The first of these plays did very well in its day for a public content with the prosaic treatment of what was properly a poetic theme – that is to say, it is honest journeyman work, marking a certain stage in Mr. Gilbert’s artistic development as well as in popular taste; but it is nothing more. Possibly an actress of transcendent genius in the part of Galatea might lift the play out of the region of the commonplace. That, however, must remain sheer conjecture until such an actress makes the experiment. Mere intelligence, earnestness, and moderate capacity, though they are all excellent things in their way, hardly seem to serve as sufficient justification for the present revival. The occasion, of course, does not demand anything in the nature of severe criticism. It is an entirely harmless entertainment. Miss Steer and Miss Annie Hughes are pleasant enough, Miss Regina Repton very much in earnest, and Mr. Harry Paulton as droll as ever. But the whole thing remains – if it is permissible to borrow one of Hazlitt’s favourite quotations – “of no mark or likelihood.”

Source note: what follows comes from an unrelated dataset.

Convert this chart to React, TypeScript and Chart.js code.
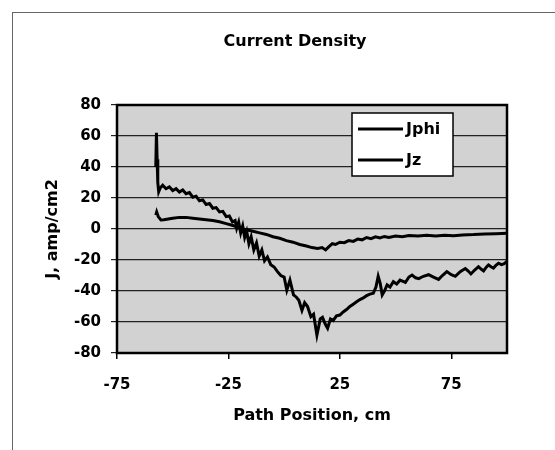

In Comedy and Tragedy, a piece of unblushing convention, Miss Steer, being a conventional actress, is seen at her best. That a woman in an agony of distress over the mortal peril of her husband should be supposed by the bystanders to be acting, so that when she asks for aid they give her applause instead, is not perhaps the most credible of situations; but it is eminently theatrical, and Miss Steer makes the most of it. Here again, however, the results achieved cannot be said to warrant the reproduction of what was, even in its own day, an inferior specimen of a radically false dramatic species. The English theatre owes much to Mr. W. S. Gilbert; his position is assured; surely it was unnecessary to remind us that he, like the good Homer, aliquando dormitat?